YouTube uses lower quality options on browsers running on Arm-based systems — misreporting as an x86 CPU appears to be a widespread browser fix

Lee Duna@lemmy.nz to Technology@lemmy.world – 587 points –
YouTube uses lower quality options on browsers running on Arm-based systems — misreporting as an x86 CPU appears to be a widespread browser fix
tomshardware.com
51

What the heck...? My CPU is none of their business.

Google chooses codecs based on what it guesses your hardware will decode. (iPhones get HEVC, Android gets VP9, etc) They just didn’t put much thought into arm based home devices outside of a specific few like the shield.

Why wouldn't it be my browser asking for the codecs it prefers instead of the website trying to guess my computer's hardware ?

Lots of hardware lies about its useful capabilities.

Can you run 4k? Of course. But can you run more than 4 frames a second?

The browser can lie all they want, at the end of the day the user has the final word if they want to change things.

My by now rather ancient rk3399 board can hardware-decode both at 4k 60Hz. Which has nothing to do with the fact that it's aarch64, but that Rockchip included a beast of a VPU (it was originally designed for set-top boxes).

How about, dunno, asking the browser what kind of media it would prefer?

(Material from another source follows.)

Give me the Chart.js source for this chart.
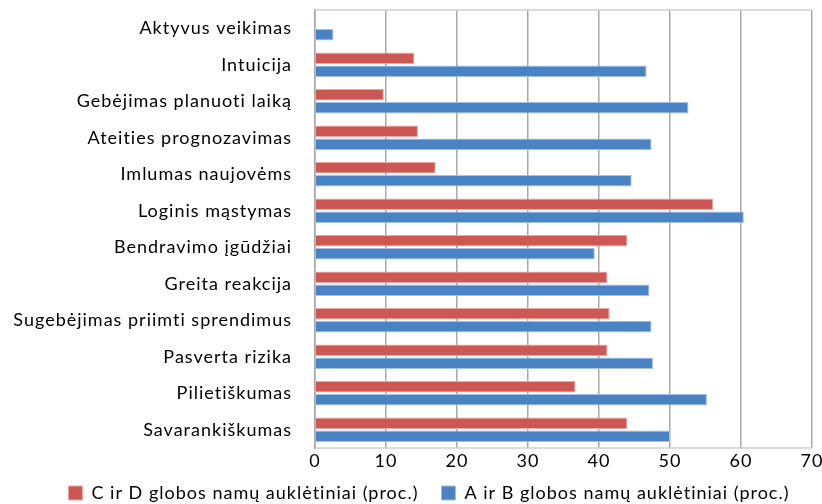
<!DOCTYPE html>
<html>
<head>
<meta charset="utf-8">
<script src="https://cdn.jsdelivr.net/npm/chart.js@4"></script>
<style>
  html, body { margin: 0; padding: 0; background: #fff; }
  #wrap { width: 822px; height: 504px; }
</style>
</head>
<body>
<div id="wrap"><canvas id="chart" width="822" height="504"></canvas></div>
<script>
const categories = [
  'Aktyvus veikimas',
  'Intuicija',
  'Gebėjimas planuoti laiką',
  'Ateities prognozavimas',
  'Imlumas naujovėms',
  'Loginis mąstymas',
  'Bendravimo įgūdžiai',
  'Greita reakcija',
  'Sugebėjimas priimti sprendimus',
  'Pasverta rizika',
  'Pilietiškumas',
  'Savarankiškumas'
];
const cdValues = [0, 14.0, 9.7, 14.5, 17.0, 56.1, 44.0, 41.2, 41.5, 41.2, 36.7, 44.0];
const abValues = [2.6, 46.7, 52.6, 47.4, 44.6, 60.4, 39.4, 47.1, 47.4, 47.6, 55.2, 50.0];
const seriesNames = ['C ir D globos namų auklėtiniai (proc.)', 'A ir B globos namų auklėtiniai (proc.)'];
const xTicks = [0, 10, 20, 30, 40, 50, 60, 70];

const FONT = 'Lato, "Open Sans", sans-serif';

// excel text is spread a bit wider than Lato
const spacing = {
  id: 'spacing',
  beforeUpdate(chart) { chart.ctx.letterSpacing = '1px'; },
  beforeDraw(chart) { chart.ctx.letterSpacing = '1px'; }
};

// legend in the original sits a little right of centre
const legendNudge = {
  id: 'legendNudge',
  afterLayout(chart) {
    chart.legend.left += 23;
    chart.legend.right += 23;
    chart.legend.top -= 15;
  }
};

// light frame line on top of the plot area
const frame = {
  id: 'frame',
  afterDraw(chart) {
    const a = chart.chartArea;
    const ctx = chart.ctx;
    ctx.save();
    ctx.strokeStyle = '#d0d0d0';
    ctx.lineWidth = 1.5;
    ctx.beginPath();
    ctx.moveTo(a.left, a.top);
    ctx.lineTo(a.right, a.top);
    ctx.moveTo(a.left, a.bottom);
    ctx.lineTo(a.right, a.bottom);
    ctx.stroke();
    ctx.restore();
  }
};

new Chart(document.getElementById('chart'), {
  type: 'bar',
  data: {
    labels: categories,
    datasets: [{
      label: seriesNames[0],
      data: cdValues,
      backgroundColor: '#cd5753',
      borderColor: '#e9a9a6',
      borderWidth: 1
    }, {
      label: seriesNames[1],
      data: abValues,
      backgroundColor: '#4a83c3',
      borderColor: '#a3bfe3',
      borderWidth: 1
    }]
  },
  options: {
    indexAxis: 'y',
    responsive: false,
    animation: false,
    categoryPercentage: 0.72,
    barPercentage: 0.88,
    layout: { padding: { top: 10, right: 10, left: 0, bottom: -23 } },
    scales: {
      x: {
        min: 0,
        max: 70,
        afterBuildTicks(scale) {
          scale.ticks = xTicks.map(v => ({ value: v }));
        },
        afterFit(scale) {
          scale.height = 28;
          scale.paddingLeft = 0;
          scale.paddingRight = 0;
        },
        grid: { color: '#a8a8a8', lineWidth: 1.5, drawTicks: false },
        border: { display: false },
        ticks: { color: '#000', padding: 2, font: { family: FONT, size: 18 } }
      },
      y: {
        afterFit(scale) {
          scale.width = 315;
          scale.paddingTop = 0;
          scale.paddingBottom = 0;
        },
        grid: { display: false },
        border: { display: true, color: '#a8a8a8', width: 1.5 },
        ticks: { color: '#000', padding: 15, font: { family: FONT, size: 18 } }
      }
    },
    plugins: {
      legend: {
        position: 'bottom',
        labels: {
          color: '#000',
          boxWidth: 14,
          boxHeight: 14,
          padding: 23,
          font: { family: FONT, size: 18 }
        }
      },
      tooltip: { enabled: false }
    }
  },
  plugins: [spacing, legendNudge, frame]
});
</script>
</body>
</html>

this prolly wasnt a bad decision early on... why push something to a population who cant utilize it... but shit changes fast, google.

It seems somewhat damning that Google’s own browser had a workaround for this, though

was it ignorance or malicious intent?

if it was a person, i would try and assume ignorance.. im not sure google the company deserves such respect

Or it's a company so fuckoff huge that one department (Chrome on Android) couldn't get a bug report escalated in another department (YouTube). Eventually they just put in a UA workaround while the bug rots in a backlog somewhere. Common enterprise bullshit.

Or the Chrome on Android team didn't even bother reporting the issue to YouTube and just threw in a cheap workaround. Also common enterprise bullshit.

Bingo. When I was a Chrome developer working on video stuff, we mostly treated YouTube like a separate company. Getting our stuff to work with theirs was a priority, but no more than, say, Netflix. We pretty much treated them as a black box that consumed the same API we provided for everyone.

YouTube is having a lot of totally not anticompetitive "bugs" in these past couple of weeks

UA sniffing again? What was it with feature detection and whatnot?

Does this include Apple Silicon Macs? That would be a bold move.

This issue was detected when running Firefox on Linux on Apple silicon. Firefox on Mac just identifies as x64.

It's probably not on purpose by YouTube. It's stupid they put restrictions on some heuristics to begin with but maybe because otherwise people would think YouTube is not loading properly while it's the software decoding on the not capable arm PC that can't handle the resolution.

Repeat after me kids. It's not an "oversight", or "mistake", or "bug", or "misunderstanding"...

IF

IT

KEEPS

HAPPENING

Seems like my Samsung TV app is being hit by stuff too, I had 5 unskippable ads and can't seem to get stable 1080p at 60fps any more despite gigabit fibre and cat6. Meanwhile getting 4k on my YouTube app on Android on WiFi.

Go figure.

YouTube is so desperate to fight this war that they're harming legitimate watchers meanwhile my rockpi running Android TV seems to keep running sTube just fine.

The nic on TVs tend to be awful. I can barely break 100mbps on my lg wired or wireless.

100mbps should be enough for a few 4K streams, and I imagine you’re not streaming more than one thing to your TV at any given time.

4k yes, 4k hdr is where it becomes limiting...from what I've read.

Perhaps, and I’ll readily admit my ignorance on this.

That said, I doubt the HDR overhead would be any larger than the equivalent baseline SDR content.

If my intuition is right, depending on other factors like compression you could still fit at least 2 streams on that bandwidth.

Does this apply to Windows on ARM as well, or is it just Linux specifically for some reason?

It's a processor variable, not OS

That's what I figured, but every article I've seen on this calls out Linux specifically. I'll have to give it a try from my Surface Pro X when I get home and test.

Sounds like a raspberry thing

Use piped

They still have no app. Viewing anything on that site through your mobile browser sucks ass.

NewPipe for android

Tried that, the interface wasn't any better. Also, you couldn't log into an account and get recommendations. I use Revanced extended.

Libretube

Just tried it. Tried playing several videos, and the app just crashed every time. Plus, again, there is no youtube account sign in and a bad UI.

Not being identifiable is kinda the point of Piped, so an official YT login will never be a thing, I'd assume

Piped is based on NewPipe's extractor.
If you want an app it's available on f-droid or with sponsor block on Izzy's repo.

Grayjay

no.

Grayjay is proprietary. Use Newpipe, which is what Piped's extractor is based on.

Thank God someone finally said something! There was probably a Lemmy user somewhere who hadn't heard of it yet.